The letter, authored by activists from twenty countries from across the world, urges Congress to take an "open-minded, empathetic approach toward monetary tools that are increasingly playing a role in the lives of people facing political repression and economic hardship." The activists cite recent, high-profile examples of these tools filling in when legacy financial systems have faltered. "When currency catastrophes struck Cuba, Afghanistan, and Venezuela, Bitcoin gave our compatriots refuge," the letter states. "When crackdowns on civil liberties befell Nigeria, Belarus, and Hong Kong, Bitcoin helped keep the fight against authoritarianism afloat."

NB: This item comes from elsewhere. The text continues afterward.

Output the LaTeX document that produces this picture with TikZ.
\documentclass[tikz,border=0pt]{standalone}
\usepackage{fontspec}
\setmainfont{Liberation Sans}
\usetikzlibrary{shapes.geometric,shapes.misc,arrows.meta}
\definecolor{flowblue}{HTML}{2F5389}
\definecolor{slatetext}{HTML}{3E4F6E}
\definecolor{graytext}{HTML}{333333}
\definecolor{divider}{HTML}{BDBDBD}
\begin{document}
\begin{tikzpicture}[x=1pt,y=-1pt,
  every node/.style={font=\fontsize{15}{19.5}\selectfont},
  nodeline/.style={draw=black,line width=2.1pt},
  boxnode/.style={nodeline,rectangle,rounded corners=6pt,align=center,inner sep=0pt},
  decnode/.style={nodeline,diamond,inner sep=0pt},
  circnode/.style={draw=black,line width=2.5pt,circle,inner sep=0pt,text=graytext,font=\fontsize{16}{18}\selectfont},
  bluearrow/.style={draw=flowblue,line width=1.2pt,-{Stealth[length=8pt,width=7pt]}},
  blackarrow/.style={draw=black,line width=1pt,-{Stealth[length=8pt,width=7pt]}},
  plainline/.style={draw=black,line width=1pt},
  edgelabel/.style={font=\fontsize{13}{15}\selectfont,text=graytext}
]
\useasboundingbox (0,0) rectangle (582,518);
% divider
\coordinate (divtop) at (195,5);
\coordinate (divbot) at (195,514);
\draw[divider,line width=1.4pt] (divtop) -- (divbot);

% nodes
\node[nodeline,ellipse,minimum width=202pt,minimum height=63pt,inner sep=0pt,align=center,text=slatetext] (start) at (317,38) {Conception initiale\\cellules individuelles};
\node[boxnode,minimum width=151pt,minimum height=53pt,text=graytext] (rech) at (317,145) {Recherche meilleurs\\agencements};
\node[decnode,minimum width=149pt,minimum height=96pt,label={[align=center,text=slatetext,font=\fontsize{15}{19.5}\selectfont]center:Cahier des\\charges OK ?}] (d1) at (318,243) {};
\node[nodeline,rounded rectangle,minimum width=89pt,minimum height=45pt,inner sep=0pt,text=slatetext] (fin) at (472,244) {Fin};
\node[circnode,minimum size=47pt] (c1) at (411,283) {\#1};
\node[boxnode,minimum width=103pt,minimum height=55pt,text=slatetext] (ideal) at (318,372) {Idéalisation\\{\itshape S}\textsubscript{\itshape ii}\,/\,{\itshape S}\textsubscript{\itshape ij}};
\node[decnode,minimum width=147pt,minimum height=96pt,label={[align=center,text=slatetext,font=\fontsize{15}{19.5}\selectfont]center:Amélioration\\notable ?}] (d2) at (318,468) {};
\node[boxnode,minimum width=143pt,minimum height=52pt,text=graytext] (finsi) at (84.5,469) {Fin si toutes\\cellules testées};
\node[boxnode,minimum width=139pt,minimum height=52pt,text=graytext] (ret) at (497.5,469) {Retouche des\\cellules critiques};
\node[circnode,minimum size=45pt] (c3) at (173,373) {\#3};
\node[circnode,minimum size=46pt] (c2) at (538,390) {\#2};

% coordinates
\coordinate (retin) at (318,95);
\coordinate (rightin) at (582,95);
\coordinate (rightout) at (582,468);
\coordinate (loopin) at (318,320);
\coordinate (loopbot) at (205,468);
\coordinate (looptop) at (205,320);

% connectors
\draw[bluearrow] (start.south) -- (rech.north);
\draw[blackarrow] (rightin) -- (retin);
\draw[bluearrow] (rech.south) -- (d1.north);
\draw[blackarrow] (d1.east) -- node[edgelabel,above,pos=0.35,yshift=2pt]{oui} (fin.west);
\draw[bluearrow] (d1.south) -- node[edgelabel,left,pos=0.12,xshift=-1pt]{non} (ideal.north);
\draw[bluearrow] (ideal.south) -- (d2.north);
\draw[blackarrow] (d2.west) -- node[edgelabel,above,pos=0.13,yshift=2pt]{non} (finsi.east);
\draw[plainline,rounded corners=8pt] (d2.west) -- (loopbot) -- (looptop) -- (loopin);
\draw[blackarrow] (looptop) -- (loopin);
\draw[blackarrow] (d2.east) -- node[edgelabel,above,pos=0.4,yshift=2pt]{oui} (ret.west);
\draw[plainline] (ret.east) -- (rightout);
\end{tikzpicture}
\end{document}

Ukrainian activist Lyudmyla Kozlovska commented on the chaos that followed the initial days of Russia's invasion of the country.
“For me, Bitcoin is not just technology. It has literally saved the lives of my friends and many Ukrainians. Without it, we would not have been able to raise money so quickly to pay for protective equipment for soldiers in the early days of the Russian invasion” - Lyudmyla Kozlovska
The activists reference a letter written by a group of "global tech experts" which told Congress that cryptocurrency is 'unproven' and a solution 'in search of problems.' Notably, all but two of the anti-crypto letter's authors enjoy the benefits of the dollar or euro system. "Our problems are real and the proof is in our stories and work," the activists write.
This is not the first time some of the human rights leaders have advocated for open source software and internet freedom.
"Just as some of us have acted to defend the open web in the past, today we stand to defend an open monetary system and its power to connect the world."